From the listing below, pick out each line with the word "this".
Start GIVEN ENTRIES
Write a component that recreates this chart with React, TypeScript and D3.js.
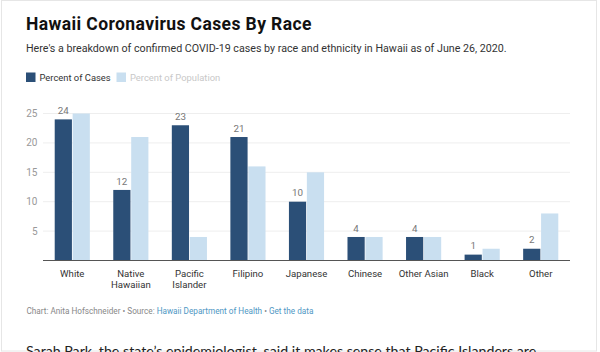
End GIVEN ENTRIES
Start GIVEN ENTRIES
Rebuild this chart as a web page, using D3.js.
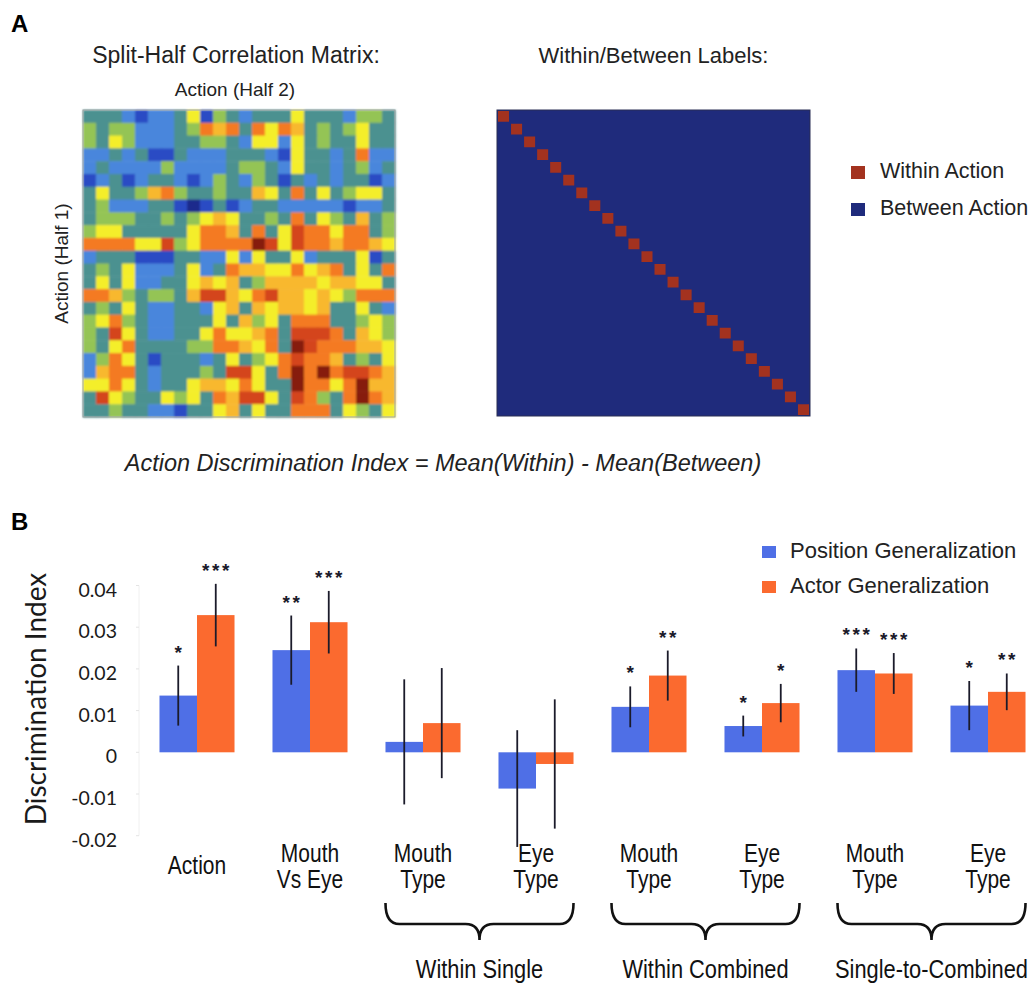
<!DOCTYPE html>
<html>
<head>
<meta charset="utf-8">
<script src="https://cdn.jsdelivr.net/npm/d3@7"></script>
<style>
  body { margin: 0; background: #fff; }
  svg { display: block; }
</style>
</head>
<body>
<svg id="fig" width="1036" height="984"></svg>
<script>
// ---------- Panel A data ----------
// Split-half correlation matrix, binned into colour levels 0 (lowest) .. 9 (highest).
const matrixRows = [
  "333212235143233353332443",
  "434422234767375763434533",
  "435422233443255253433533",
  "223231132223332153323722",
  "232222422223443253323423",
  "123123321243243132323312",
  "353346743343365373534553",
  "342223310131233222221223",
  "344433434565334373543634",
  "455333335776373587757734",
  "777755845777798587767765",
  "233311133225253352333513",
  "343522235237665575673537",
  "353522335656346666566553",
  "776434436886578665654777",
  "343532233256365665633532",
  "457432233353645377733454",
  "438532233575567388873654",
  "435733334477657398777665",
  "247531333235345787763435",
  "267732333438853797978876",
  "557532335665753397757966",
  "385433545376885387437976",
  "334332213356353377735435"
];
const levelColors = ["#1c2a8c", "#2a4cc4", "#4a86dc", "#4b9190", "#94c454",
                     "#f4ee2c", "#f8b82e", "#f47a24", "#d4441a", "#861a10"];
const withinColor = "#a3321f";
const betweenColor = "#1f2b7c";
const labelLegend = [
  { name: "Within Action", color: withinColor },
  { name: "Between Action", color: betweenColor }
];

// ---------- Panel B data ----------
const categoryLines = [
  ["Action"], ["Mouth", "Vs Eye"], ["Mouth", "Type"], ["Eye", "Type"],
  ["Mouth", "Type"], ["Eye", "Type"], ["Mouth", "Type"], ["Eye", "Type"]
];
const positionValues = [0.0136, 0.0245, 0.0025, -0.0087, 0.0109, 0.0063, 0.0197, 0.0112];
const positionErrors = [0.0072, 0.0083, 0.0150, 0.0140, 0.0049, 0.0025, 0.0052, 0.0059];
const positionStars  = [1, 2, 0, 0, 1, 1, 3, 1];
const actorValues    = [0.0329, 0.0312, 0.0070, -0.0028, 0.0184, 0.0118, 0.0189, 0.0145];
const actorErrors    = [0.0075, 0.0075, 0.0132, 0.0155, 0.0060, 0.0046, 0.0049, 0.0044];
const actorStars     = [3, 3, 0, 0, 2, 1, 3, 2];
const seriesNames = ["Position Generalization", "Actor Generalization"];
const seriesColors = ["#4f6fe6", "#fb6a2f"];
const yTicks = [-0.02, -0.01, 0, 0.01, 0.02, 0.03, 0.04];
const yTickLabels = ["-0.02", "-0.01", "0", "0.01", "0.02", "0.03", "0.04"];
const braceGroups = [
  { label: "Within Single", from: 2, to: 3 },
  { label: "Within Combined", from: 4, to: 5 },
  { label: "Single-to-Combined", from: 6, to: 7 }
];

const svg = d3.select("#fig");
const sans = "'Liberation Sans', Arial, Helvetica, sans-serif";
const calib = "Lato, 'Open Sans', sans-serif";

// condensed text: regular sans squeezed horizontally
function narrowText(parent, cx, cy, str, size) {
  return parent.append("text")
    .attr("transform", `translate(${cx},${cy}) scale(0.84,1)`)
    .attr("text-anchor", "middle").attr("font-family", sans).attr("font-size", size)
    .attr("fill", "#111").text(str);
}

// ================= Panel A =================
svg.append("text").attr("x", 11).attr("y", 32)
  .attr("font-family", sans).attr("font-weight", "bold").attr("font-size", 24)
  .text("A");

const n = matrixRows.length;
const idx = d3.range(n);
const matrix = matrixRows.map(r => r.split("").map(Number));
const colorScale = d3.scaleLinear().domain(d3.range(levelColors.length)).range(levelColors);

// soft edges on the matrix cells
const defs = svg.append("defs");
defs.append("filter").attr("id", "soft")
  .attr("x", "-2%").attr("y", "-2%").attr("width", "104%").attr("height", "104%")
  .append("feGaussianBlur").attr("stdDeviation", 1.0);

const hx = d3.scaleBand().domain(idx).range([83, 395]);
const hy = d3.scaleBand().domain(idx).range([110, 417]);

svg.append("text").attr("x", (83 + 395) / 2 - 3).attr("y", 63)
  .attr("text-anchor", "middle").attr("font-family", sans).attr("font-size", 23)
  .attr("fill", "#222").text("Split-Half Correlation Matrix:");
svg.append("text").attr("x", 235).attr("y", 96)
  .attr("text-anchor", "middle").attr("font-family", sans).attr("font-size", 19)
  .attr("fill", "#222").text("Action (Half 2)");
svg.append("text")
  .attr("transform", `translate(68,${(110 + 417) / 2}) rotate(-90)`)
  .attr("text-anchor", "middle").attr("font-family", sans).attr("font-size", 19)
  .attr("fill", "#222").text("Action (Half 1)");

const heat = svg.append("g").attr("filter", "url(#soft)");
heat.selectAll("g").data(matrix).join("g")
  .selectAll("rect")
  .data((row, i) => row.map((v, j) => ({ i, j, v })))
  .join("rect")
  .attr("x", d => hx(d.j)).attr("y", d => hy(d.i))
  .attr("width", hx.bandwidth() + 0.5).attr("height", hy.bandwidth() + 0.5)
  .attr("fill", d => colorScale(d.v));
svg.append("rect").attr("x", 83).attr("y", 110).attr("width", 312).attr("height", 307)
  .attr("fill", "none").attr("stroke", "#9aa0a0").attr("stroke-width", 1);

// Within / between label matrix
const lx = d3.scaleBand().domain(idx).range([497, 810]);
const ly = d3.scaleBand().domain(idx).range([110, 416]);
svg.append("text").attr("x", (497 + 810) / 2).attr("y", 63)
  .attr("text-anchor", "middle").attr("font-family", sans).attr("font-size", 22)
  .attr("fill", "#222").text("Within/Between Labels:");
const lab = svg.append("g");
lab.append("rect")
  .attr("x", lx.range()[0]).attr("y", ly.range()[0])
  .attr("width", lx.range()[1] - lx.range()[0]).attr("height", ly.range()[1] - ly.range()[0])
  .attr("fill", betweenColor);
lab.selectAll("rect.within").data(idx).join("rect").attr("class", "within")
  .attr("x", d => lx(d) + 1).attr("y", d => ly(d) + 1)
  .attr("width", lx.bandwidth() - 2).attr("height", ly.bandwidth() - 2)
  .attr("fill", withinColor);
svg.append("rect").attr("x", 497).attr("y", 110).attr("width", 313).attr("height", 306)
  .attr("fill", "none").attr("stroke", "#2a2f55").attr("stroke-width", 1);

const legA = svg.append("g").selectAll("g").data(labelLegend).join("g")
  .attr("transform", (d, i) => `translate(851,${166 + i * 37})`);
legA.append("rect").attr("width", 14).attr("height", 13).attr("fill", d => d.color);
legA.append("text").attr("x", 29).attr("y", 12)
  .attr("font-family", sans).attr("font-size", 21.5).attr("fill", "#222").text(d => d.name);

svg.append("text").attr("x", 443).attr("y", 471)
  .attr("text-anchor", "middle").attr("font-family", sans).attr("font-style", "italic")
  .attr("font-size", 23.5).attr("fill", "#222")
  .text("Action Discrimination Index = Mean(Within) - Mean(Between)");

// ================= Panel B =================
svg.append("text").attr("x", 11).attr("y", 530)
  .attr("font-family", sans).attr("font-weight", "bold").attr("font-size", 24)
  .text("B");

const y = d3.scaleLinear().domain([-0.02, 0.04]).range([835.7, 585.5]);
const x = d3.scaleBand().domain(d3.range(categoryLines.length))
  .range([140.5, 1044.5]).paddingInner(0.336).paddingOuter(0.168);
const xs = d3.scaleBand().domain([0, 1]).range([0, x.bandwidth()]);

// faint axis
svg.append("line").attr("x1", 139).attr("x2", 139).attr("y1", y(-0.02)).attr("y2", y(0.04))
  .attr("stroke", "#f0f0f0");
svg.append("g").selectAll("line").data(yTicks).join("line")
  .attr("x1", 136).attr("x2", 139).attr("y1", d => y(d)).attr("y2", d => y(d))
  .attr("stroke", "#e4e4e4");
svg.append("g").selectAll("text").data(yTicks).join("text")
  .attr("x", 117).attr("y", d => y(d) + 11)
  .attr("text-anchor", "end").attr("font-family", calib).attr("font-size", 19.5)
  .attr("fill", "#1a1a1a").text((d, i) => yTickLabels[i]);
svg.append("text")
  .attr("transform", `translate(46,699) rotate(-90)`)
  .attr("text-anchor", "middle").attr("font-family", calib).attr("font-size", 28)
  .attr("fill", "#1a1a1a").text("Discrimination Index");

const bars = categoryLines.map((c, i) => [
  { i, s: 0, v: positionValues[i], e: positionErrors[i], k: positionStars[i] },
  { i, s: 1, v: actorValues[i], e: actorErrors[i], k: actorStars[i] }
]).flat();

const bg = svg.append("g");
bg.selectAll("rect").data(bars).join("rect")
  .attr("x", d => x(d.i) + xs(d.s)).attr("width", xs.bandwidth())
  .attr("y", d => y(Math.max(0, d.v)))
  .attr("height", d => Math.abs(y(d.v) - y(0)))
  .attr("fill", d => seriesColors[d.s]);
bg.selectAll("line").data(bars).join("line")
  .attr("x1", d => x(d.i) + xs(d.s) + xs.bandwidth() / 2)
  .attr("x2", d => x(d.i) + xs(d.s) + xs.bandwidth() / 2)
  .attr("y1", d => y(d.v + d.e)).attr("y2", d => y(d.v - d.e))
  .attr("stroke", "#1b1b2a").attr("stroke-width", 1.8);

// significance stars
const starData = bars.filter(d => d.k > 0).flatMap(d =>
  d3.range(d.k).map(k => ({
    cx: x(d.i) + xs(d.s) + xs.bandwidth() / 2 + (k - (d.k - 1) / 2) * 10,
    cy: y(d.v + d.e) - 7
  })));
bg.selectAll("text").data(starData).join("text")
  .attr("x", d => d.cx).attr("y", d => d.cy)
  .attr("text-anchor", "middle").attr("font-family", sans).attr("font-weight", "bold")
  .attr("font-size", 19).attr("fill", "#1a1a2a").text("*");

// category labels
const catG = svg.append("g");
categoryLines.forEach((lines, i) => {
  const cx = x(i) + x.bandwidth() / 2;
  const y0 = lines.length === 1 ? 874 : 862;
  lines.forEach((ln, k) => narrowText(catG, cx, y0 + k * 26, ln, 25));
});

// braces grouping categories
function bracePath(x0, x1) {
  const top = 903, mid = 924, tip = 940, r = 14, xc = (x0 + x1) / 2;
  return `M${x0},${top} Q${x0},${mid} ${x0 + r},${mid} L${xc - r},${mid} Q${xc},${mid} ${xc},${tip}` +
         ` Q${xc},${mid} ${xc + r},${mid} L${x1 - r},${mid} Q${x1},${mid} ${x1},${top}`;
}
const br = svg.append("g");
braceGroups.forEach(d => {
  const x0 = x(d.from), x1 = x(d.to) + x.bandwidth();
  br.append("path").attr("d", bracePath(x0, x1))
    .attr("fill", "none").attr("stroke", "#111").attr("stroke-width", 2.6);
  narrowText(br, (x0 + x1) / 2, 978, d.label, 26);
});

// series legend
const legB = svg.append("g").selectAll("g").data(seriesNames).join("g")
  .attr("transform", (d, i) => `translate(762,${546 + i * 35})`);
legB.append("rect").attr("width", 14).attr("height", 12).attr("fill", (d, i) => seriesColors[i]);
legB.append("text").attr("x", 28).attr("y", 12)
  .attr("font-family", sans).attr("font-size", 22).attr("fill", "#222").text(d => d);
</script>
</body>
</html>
End GIVEN ENTRIES
*COMPLETED EXERCISE*
Write a component that recreates this chart with React, TypeScript and D3.js.
Rebuild this chart as a web page, using D3.js.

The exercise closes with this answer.